Mancuso and Laino were also stopped and ended up missing the flight. They had to explain to the authorities, as related by Jorge 40, their motive for the purchase of armaments to take to Colombia, as each of them was carrying a personal weapon. Mancuso told them that they were cattle ranchers who had to guard their property against the “narcoguerrillas”. The agents in the United States retained them for a couple of hours and told them that it wasn’t necessary to open an investigation, but they had to leave a telephone number so they could be contacted and questioned about the future use of the weapons.

The next day, Jorge 40, according to him, was nervous about what had happened with the North American authorities who now had him on their radar. He didn’t hesitate to get a flight to Colombia for the three of them and, on the next day at 11:00 a.m., they were landing in Cartagena. What he told the Justices of the JEP is that he’s not sure if the materials all arrived in Colombia, but days later he did notice that one of Castaño’s subordinates had the same machine for securing weapons that he saw and purchased in the United States.

About payment for the weapons, Jorge 40 didn’t give much detail. He said that Mancuso had a credit card that Carlos Castaño had given him, and he had used that to pay for the communication equipment and the weapons. Regarding his connection with Castaño, he said it took shape in October of 1996 during a meeting where alias Gonzalo, aformer EPL commander, and Mancuso were present, but Mancuso only partially because he was coming and going, along with other people.

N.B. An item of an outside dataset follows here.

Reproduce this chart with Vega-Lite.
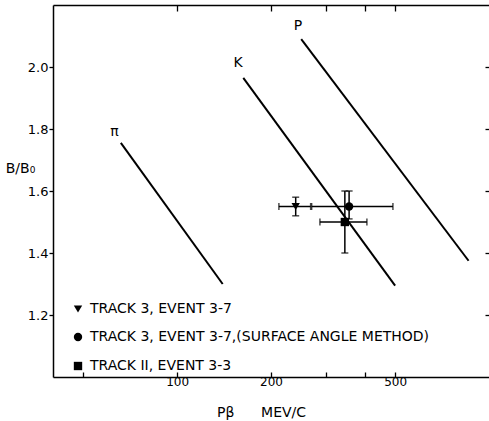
{
  "$schema": "https://vega.github.io/schema/vega-lite/v6.json",
  "width": 436,
  "height": 372,
  "autosize": {"type": "none"},
  "padding": {"left": 53, "top": 5, "right": 0, "bottom": 44},
  "background": "white",
  "config": {
    "view": {"stroke": null},
    "font": "DejaVu Sans",
    "axis": {
      "grid": false,
      "domainColor": "black",
      "domainWidth": 1.5,
      "tickColor": "black",
      "tickWidth": 1.3,
      "labelColor": "black",
      "labelFont": "DejaVu Sans",
      "titleColor": "black",
      "titleFont": "DejaVu Sans",
      "titleFontWeight": "normal"
    },
    "legend": {
      "labelFont": "DejaVu Sans",
      "labelColor": "black"
    }
  },
  "datasets": {
    "curves": [
      {"particle": "pi", "p_beta": 66, "b_ratio": 1.755},
      {"particle": "pi", "p_beta": 140, "b_ratio": 1.3},
      {"particle": "K", "p_beta": 163, "b_ratio": 1.965},
      {"particle": "K", "p_beta": 500, "b_ratio": 1.295},
      {"particle": "P", "p_beta": 250, "b_ratio": 2.09},
      {"particle": "P", "p_beta": 860, "b_ratio": 1.375}
    ],
    "curve_labels": [
      {"label": "π", "p_beta": 63, "b_ratio": 1.79},
      {"label": "K", "p_beta": 157, "b_ratio": 2.013},
      {"label": "P", "p_beta": 244, "b_ratio": 2.132}
    ],
    "tracks": [
      {"series": "TRACK 3, EVENT 3-7", "p_beta": 240, "p_lo": 212, "p_hi": 268, "b_ratio": 1.55, "b_lo": 1.52, "b_hi": 1.58},
      {"series": "TRACK 3, EVENT 3-7,(SURFACE ANGLE METHOD)", "p_beta": 356, "p_lo": 270, "p_hi": 492, "b_ratio": 1.55, "b_lo": 1.51, "b_hi": 1.6},
      {"series": "TRACK II, EVENT 3-3", "p_beta": 345, "p_lo": 287, "p_hi": 406, "b_ratio": 1.5, "b_lo": 1.4, "b_hi": 1.6}
    ]
  },
  "layer": [
    {
      "data": {"name": "curves"},
      "mark": {"type": "line", "color": "black", "strokeWidth": 2},
      "encoding": {
        "x": {
          "field": "p_beta", "type": "quantitative",
          "scale": {"type": "log", "domain": [40, 1000], "nice": false},
          "axis": {
            "orient": "bottom",
            "values": [50, 100, 200, 300, 400, 500],
            "labelExpr": "datum.value == 100 || datum.value == 200 || datum.value == 500 ? datum.value : ''",
            "tickSize": -5,
            "labelPadding": 4,
            "labelFontSize": 12,
            "title": "Pβ\u00a0\u00a0\u00a0\u00a0\u00a0\u00a0MEV/C",
            "titleFontSize": 14,
            "titleX": 208,
            "titleY": 35,
            "titleBaseline": "middle",
            "titleAlign": "center"
          }
        },
        "y": {
          "field": "b_ratio", "type": "quantitative",
          "scale": {"domain": [1.0, 2.2], "nice": false, "zero": false},
          "axis": {
            "orient": "left",
            "values": [1.2, 1.4, 1.6, 1.8, 2.0],
            "format": ".1f",
            "tickSize": 4,
            "labelPadding": 1,
            "labelFontSize": 13,
            "title": "B/B₀",
            "titleAngle": 0,
            "titleFontSize": 14,
            "titleX": -33,
            "titleY": 163,
            "titleAlign": "center",
            "titleBaseline": "middle"
          }
        },
        "detail": {"field": "particle"}
      }
    },
    {
      "data": {"name": "curve_labels"},
      "mark": {"type": "text", "fontSize": 14, "color": "black"},
      "encoding": {
        "x": {
          "field": "p_beta", "type": "quantitative",
          "scale": {"type": "log", "domain": [40, 1000], "nice": false},
          "axis": {
            "orient": "top",
            "values": [100, 200, 300, 400, 500],
            "labels": false,
            "tickSize": -6,
            "title": null
          }
        },
        "y": {
          "field": "b_ratio", "type": "quantitative",
          "scale": {"domain": [1.0, 2.2], "nice": false, "zero": false},
          "axis": {
            "orient": "right",
            "values": [1.2, 1.4, 1.6, 1.8, 2.0],
            "labels": false,
            "domain": false,
            "tickSize": -4,
            "title": null
          }
        },
        "text": {"field": "label"}
      }
    },
    {
      "data": {"name": "tracks"},
      "mark": {"type": "errorbar", "ticks": {"size": 7, "thickness": 1.5}, "rule": {"strokeWidth": 1.5}, "color": "black"},
      "encoding": {
        "x": {"field": "p_lo", "type": "quantitative", "scale": {"type": "log", "domain": [40, 1000], "nice": false}, "axis": null},
        "x2": {"field": "p_hi"},
        "y": {"field": "b_ratio", "type": "quantitative", "scale": {"domain": [1.0, 2.2], "nice": false, "zero": false}, "axis": null}
      }
    },
    {
      "data": {"name": "tracks"},
      "mark": {"type": "errorbar", "ticks": {"size": 7, "thickness": 1.5}, "rule": {"strokeWidth": 1.5}, "color": "black"},
      "encoding": {
        "y": {"field": "b_lo", "type": "quantitative", "scale": {"domain": [1.0, 2.2], "nice": false, "zero": false}, "axis": null},
        "y2": {"field": "b_hi"},
        "x": {"field": "p_beta", "type": "quantitative", "scale": {"type": "log", "domain": [40, 1000], "nice": false}, "axis": null}
      }
    },
    {
      "data": {"name": "tracks"},
      "mark": {"type": "point", "filled": true, "color": "black", "opacity": 1, "size": 70},
      "encoding": {
        "x": {"field": "p_beta", "type": "quantitative", "scale": {"type": "log", "domain": [40, 1000], "nice": false}, "axis": null},
        "y": {"field": "b_ratio", "type": "quantitative", "scale": {"domain": [1.0, 2.2], "nice": false, "zero": false}, "axis": null},
        "shape": {
          "field": "series", "type": "nominal",
          "scale": {
            "domain": ["TRACK 3, EVENT 3-7", "TRACK 3, EVENT 3-7,(SURFACE ANGLE METHOD)", "TRACK II, EVENT 3-3"],
            "range": ["triangle-down", "circle", "square"]
          },
          "legend": {
            "title": null,
            "orient": "none",
            "legendX": 18,
            "legendY": 297,
            "padding": 0,
            "rowPadding": 13,
            "labelFontSize": 14,
            "labelOffset": 5,
            "labelLimit": 0,
            "symbolSize": 70,
            "symbolFillColor": "black",
            "symbolStrokeColor": "black",
            "symbolOpacity": 1
          }
        }
      }
    }
  ],
  "resolve": {"axis": {"x": "independent", "y": "independent"}}
}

“I went to a meeting place in a district (corregimiento) called Volador on the shore of the Sinú River. There was a kiosk and there was just a gentleman who was in uniform. I was surprised by his height and his voice. It was Carlos Castaño. There were two people accompanying him and they had local accents. At that encounter, as Castaño was explaining his positions, he referred to the necessity in the country of a re-founding of the homeland (. . .) He said he could count on the participation of every Colombian, even his enemies, to go back to imposing a social Rule of Law,” related Rodrigo Tovar to the JEP.

In the midst of Castaño’s talking, according to Jorge 40, they were discussing matters like the absence of the government in some situations where its presence was necessary, and he took some people aside as a coalition, and he told them, “The omission of that social Rule of Law is mainly responsibile for this national tragedy. That omission has led to the creation of independent republics and it’s because of that situation that we are gathering the other Colombia to take up arms,” he explained.

Rodrigo Tovar, during his second session, seemed inhibited from taking up some issues, as, along with his team of lawyers, he worried that some key points relate to the still continuing investigations against him regarding the more than 700 acts of violence that he is being accused of committing after the end of his connection with the AUC. Justice Janeth Sánchez reproved him more than once for the language he was using in his testimony. She said that Tovar’s defense team ought to make a list of the issues that have to be approached with confidentiality, so that he would be able to talk freely.

The hearing of this Friday was suspended without the setting of a definite date for its continuation. However, the Justices made clear that the maximum period for his next appearance would be February 20. The Transitional Justice System gave Tovar this ultimatum because it’s the only opportunity for him to tell the truth about the events that occurred within the framework of the armed conflict, and to convince the JEP that his contribution could aid in the clarification of many violent acts that were committed by the organization he belonged to in conjunction with the Armed Forces.